The fact is that (with no disrespect to anybody intended) most people don’t think in abstract concepts but in specifics. That might be one reason software development methodology has stopped trying to get users to sign off long abstruse documents containing “requirements specifications,” and started dealing with “user stories” instead.

Everybody can “tell a story” about what they want, at some level. Putting together all their “plot ideas” into a logically consistent framework is the hard part, but it isn’t what most users are good at doing for themselves.

I hope that you will make it very clear in your marketing materials that the initial release of Dorico does not include chord symbols. Otherwise, you are likely to have a lot of dissatisfied customers. It would have never crossed my mind to check for that feature until I saw something about it in one of the early writeups about Dorico. Since I need to be able to chart lead sheets and small band arrangements with rhythm charts, both of which require chord symbols, Dorico won’t serve my purposes in its initial release form. If I knew it’d be added quickly as a free update, I’d grab the program anyway, as I am quite interested in supporting your work, and it seems that it will be a huge improvement over current options.

If one purchases V1, even it initially lacks certain desired things, then even if you are not fortunate enough to be in the beta tester’s team you will still get a chance to provide real input into what hopefully will be, like Sibelius was, THE industry heavyweight standard.

Sibelius grew from such user input.

To some extent the future of Dorico is in our hands.

Let us all help Daniel to realise what has so longed for and hoped for in Sibelius
but never given a chance.

[former beta tester Sibelius 3,4,5,6,& 7]


Um. This is much the same argument Avid are currently using with Sibelius. You start with enormously more goodwill of course. We really WANT Dorico to knock Finale/Sibelius out of the water. But I’m not sure the market’s up for a crowd-funding project. Dorico has to be the better product NOW. I’m surprised Steinberg can’t see this, even if it does mean putting the release date back a bit.

You seem to be arguing against your original post somewhat here, Laurence. First you say that people should not be fixated on features, and instead on structure, but now you say that “Dorico has to be the better product NOW”, which must surely mean that it must have all of the features of both Sibelius and Finale right out of the gate, and do them better to boot — which is simply impossible.

Oh, I can contradict myself three or four times in a good discussion, especially after too many large Cobras with my curry in the Saathi earlier this evening!

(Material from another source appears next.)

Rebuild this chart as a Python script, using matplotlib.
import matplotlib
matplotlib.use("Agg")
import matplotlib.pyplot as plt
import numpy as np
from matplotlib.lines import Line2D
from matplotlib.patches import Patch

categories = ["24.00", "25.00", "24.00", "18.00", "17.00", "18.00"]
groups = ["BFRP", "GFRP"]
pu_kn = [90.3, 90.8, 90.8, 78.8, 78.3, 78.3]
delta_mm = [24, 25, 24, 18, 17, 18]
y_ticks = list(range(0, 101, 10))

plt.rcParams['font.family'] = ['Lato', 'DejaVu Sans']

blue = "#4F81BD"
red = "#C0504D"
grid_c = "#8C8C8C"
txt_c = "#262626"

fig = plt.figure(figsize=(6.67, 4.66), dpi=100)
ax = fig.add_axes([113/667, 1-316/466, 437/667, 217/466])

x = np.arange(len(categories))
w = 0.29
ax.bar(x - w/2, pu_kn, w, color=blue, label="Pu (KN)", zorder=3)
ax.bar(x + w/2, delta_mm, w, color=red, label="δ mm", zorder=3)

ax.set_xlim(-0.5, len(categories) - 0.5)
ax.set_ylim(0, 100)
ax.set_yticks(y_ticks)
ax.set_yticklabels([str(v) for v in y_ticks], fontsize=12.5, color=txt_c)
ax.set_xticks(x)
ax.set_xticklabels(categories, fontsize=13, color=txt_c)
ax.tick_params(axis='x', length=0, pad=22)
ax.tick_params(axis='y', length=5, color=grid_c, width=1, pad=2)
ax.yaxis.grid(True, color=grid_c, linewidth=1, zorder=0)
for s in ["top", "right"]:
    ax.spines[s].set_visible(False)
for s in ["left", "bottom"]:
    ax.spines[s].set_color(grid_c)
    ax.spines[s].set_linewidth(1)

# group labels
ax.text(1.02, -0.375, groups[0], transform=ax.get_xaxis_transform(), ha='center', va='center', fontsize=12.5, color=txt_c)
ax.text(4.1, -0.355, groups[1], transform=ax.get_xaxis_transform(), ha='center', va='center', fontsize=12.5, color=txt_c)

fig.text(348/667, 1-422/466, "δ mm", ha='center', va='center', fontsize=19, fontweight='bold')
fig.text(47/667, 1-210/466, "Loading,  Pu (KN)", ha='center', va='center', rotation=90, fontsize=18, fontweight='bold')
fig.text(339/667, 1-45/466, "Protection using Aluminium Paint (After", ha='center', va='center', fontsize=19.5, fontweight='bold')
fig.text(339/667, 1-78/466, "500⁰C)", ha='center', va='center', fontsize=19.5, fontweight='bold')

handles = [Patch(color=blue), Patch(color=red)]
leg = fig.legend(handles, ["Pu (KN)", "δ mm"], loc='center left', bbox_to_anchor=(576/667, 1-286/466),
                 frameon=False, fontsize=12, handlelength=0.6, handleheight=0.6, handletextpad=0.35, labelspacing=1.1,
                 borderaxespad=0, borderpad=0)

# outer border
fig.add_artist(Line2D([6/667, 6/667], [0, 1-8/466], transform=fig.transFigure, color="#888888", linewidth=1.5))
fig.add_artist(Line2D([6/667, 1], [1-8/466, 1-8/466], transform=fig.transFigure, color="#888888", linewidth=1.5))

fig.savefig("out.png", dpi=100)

You seem to be arguing against your original post somewhat here, Laurence. First you say that people should not be fixated on features, and instead on structure, but now you say that “Dorico has to be the better product NOW”, which must surely mean that it must have all of the features of both Sibelius and Finale right out of the gate, and do them better to boot — which is simply impossible.

Daniel…you couldnt have said this any better:)

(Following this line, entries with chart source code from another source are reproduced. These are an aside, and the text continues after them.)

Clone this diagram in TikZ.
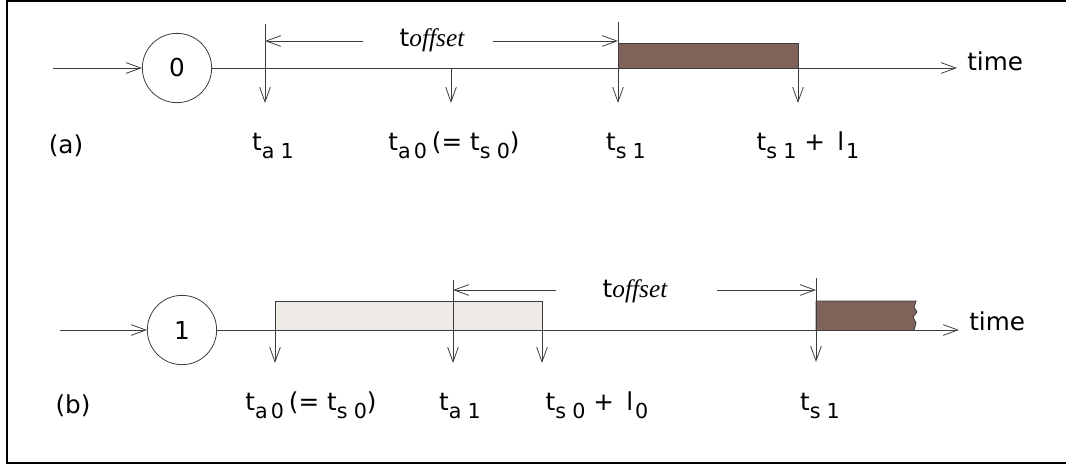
\documentclass[tikz,border=0pt]{standalone}
\usepackage{fontspec}
\setmainfont{DejaVu Sans}
\newfontfamily\offsetfont{Liberation Serif}
\usetikzlibrary{arrows.meta}
\definecolor{taskbrown}{RGB}{127,98,89}
\definecolor{tasklight}{RGB}{238,235,231}
\definecolor{linegray}{RGB}{60,60,60}
\newcommand\sbx[1]{\raisebox{-0.6ex}{\fontsize{15.5}{16}\selectfont #1}}
\newcommand\toff{t{\offsetfont\itshape\fontsize{19}{20}\selectfont offset}}
\tikzset{
  ln/.style={draw=linegray, line width=0.6pt},
  arr/.style={ln, -{Straight Barb[length=11pt,width=8pt]}},
  lbl/.style={font=\fontsize{18.5}{20}\selectfont, inner sep=0pt},
  statec/.style={circle, ln, minimum size=52pt, inner sep=0pt, font=\fontsize{18.5}{20}\selectfont},
  darkbox/.style={draw=linegray, line width=0.6pt, fill=taskbrown},
  lightbox/.style={draw=linegray, line width=0.6pt, fill=tasklight}
}
\begin{document}
\begin{tikzpicture}[x=0.75pt, y=-0.75pt]
\useasboundingbox (0,0) rectangle (1066,465);
\draw[line width=1.6pt] (1066,1) -- (7,1) -- (7,463) -- (1066,463);

% ---------- panel (a)
\coordinate (ina) at (53,68);
\node[statec] (c0) at (177,68) {0};
\coordinate (enda) at (957,68);
\draw[darkbox] (618,43) rectangle (798,68);
\draw[arr] (ina) -- (c0);
\draw[arr] (c0) -- (enda);
\node[lbl, anchor=west] (timea) at (967,61) {time};

\coordinate (ta1top) at (265,24);  \coordinate (ta1bot) at (265,103);
\coordinate (ta0top) at (451,68);  \coordinate (ta0bot) at (451,103);
\coordinate (ts1top) at (618,22);  \coordinate (ts1bot) at (618,103);
\coordinate (tsltop) at (798,68);  \coordinate (tslbot) at (798,103);
\draw[arr] (ta1top) -- (ta1bot);
\draw[arr] (ta0top) -- (ta0bot);
\draw[arr] (ts1top) -- (ts1bot);
\draw[arr] (tsltop) -- (tslbot);

\node[lbl] (offa) at (432,40) {\toff};
\coordinate (offal) at (363,41); \coordinate (offala) at (265,41);
\coordinate (offar) at (493,41); \coordinate (offara) at (618,41);
\draw[arr] (offal) -- (offala);
\draw[arr] (offar) -- (offara);

\node[lbl, anchor=base] (pa) at (66,153) {(a)};
\node[lbl, anchor=base] (la1) at (273,150) {t\sbx{a\hspace{0.3em}1}};
\node[lbl, anchor=base] (la0) at (454,150) {t\sbx{a\hspace{0.15em}0}\hspace{0.2em}(= t\sbx{s\hspace{0.3em}0})};
\node[lbl, anchor=base] (ls1) at (626,150) {t\sbx{s\hspace{0.3em}1}};
\node[lbl, anchor=base] (lsl) at (808,150) {t\sbx{s\hspace{0.3em}1} +\hspace{0.5em}l\sbx{\hspace{0.1em}1}};

% ---------- panel (b)
\coordinate (inb) at (60,330);
\node[statec] (c1) at (182,330) {1};
\coordinate (endb) at (959,330);
\draw[lightbox] (275,301) rectangle (542,330);
\fill[taskbrown] (816,301) -- (916,301) -- (914,307) -- (917,312) -- (913,317) -- (916,323) -- (914,330) -- (816,330) -- cycle;
\draw[ln] (816,330) -- (816,301) -- (916,301) -- (914,307) -- (917,312) -- (913,317) -- (916,323) -- (914,330);
\draw[arr] (inb) -- (c1);
\draw[arr] (c1) -- (endb);
\node[lbl, anchor=west] (timeb) at (969,321) {time};

\coordinate (tb0top) at (275,330); \coordinate (tb0bot) at (275,363);
\coordinate (tb1top) at (453,280); \coordinate (tb1bot) at (453,363);
\coordinate (tblTop) at (542,330); \coordinate (tblbot) at (542,363);
\coordinate (tbstop) at (816,278); \coordinate (tbsbot) at (816,362);
\draw[arr] (tb0top) -- (tb0bot);
\draw[arr] (tb1top) -- (tb1bot);
\draw[arr] (tblTop) -- (tblbot);
\draw[arr] (tbstop) -- (tbsbot);

\node[lbl] (offb) at (635,291) {\toff};
\coordinate (offbl) at (556,290); \coordinate (offbla) at (453,290);
\coordinate (offbr) at (717,290); \coordinate (offbra) at (816,290);
\draw[arr] (offbl) -- (offbla);
\draw[arr] (offbr) -- (offbra);

\node[lbl, anchor=base] (pb) at (73,413) {(b)};
\node[lbl, anchor=base] (lb0) at (311,410) {t\sbx{a\hspace{0.15em}0}\hspace{0.2em}(= t\sbx{s\hspace{0.3em}0})};
\node[lbl, anchor=base] (lb1) at (460,410) {t\sbx{a\hspace{0.3em}1}};
\node[lbl, anchor=base] (lbl) at (597,410) {t\sbx{s\hspace{0.3em}0} +\hspace{0.5em}l\sbx{\hspace{0.1em}0}};
\node[lbl, anchor=base] (lbs) at (820,410) {t\sbx{s\hspace{0.3em}1}};
\end{tikzpicture}
\end{document}
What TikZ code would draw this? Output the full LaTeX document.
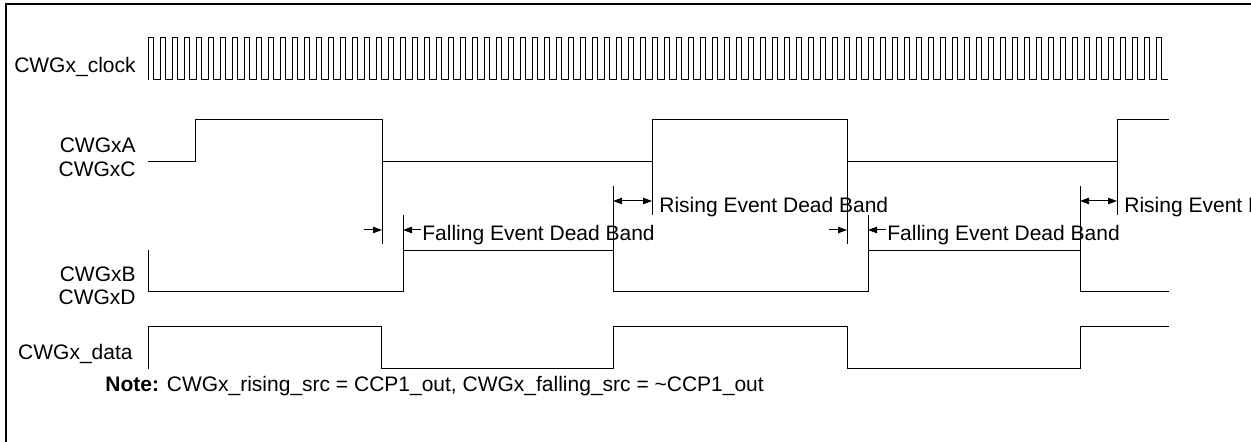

In addition Id like to add that to expect the first version of a completely new program, Dorico, (which is roughly 3 years old) to have “a comparable feature set” to either Sib (first released in April 1993, so is 23 yrs old) or Fin (released 1988, which is 28 yrs old) old is pure foolishness, and not even worthy of further comment.

(Id also add I’m very surprised that Dorico also wasnt called “vaporware” by the same poster which is an oft repeated phrase of his along with his “not having the same feature set” , which is again repeated here.

Im sure I speak for MANY here, if not all, who are appreciative of the care and expertise you and the team are putting into Dorico, and especially the interest in listening to what users want, and then not rushing things out “half baked”, and ending up with what that OTHER program has become.

Those who realize the true worth of both the program, Dorico, and the team behind it are behind you 100%, and willing to support all your efforts, and if need be, wait a short time for features important to them,to appear.


Thanks Bob

I’d even venture to say that Dorico is not even at year zero, since it hasn’t yet hit the market; it’s still in the embryonic stage. Which only furthers your point, about which I agree wholeheartedly.

I said it in another post long ago. All of the people who are complaining at this point are going to look back 5, 10, 15+ years and wonder why they ever had any doubts.

Bless you all for supporting your team so wholeheartedly.

Maybe whatever is ready this autumn should be marketd as ‘Dorico First’ at a lower price? Or maybe I’m overreacting to the number of enquiries on this forum that are being answered by "sorry, not in the first release’.
But there will be expectations of a full-price product, and the market is notoriously unsentimental. It wants to produce its scores NOW.

This has already been discussed over and over, so I really do wonder the intent of this post, as the solution is quite simple…

For those who are really genuinely on board with using and supporting Dorico, and Daniel and team, you already know the fine product it will be, and if you’re like me you can’t wait to get your hands on it. :slight_smile: And again to expect a newly released product to have ALL the features of competing products who have been around 20+ years and more is simply unfortunate.

Now for those who like Laurence are not happy with the features offered at its initial release, then the very clear solution is to simply wait until the program has exactly whatever youre looking for, and then jump on board.

The problem with this is that you’ll miss the reduced price being offered at its initial release, and the ability to start as soon as possible learning and supporting this fine program.

The choice is yours, simple and clear.

Thanks Bob

Are you two planning to continue your ongoing mutual hostility on this forum as well?

No. No point in continuing the topic now.

Chris–Sorry to have to say this, but your remark could easily be misinterpreted and actually START something, which im sure isnt your intention. My replies and Laurence’s, while representing different viewpoints have been nothing of which youre implying.

i gently remind that is a DORICO forum not a Sibelius forum, where you ALSO were quite outspoken…as many are and were.

So lets leave it at that and lets stick to discussing this wonderful product, Dorico, which we all await–

and Im sure youre anxious as we all are for that! :slight_smile:

Thanks Bob

“…that is a DORICO forum not a Sibelius forum, where you ALSO were quite outspoken…”

Not so much about personalities, Bob, I wasn’t.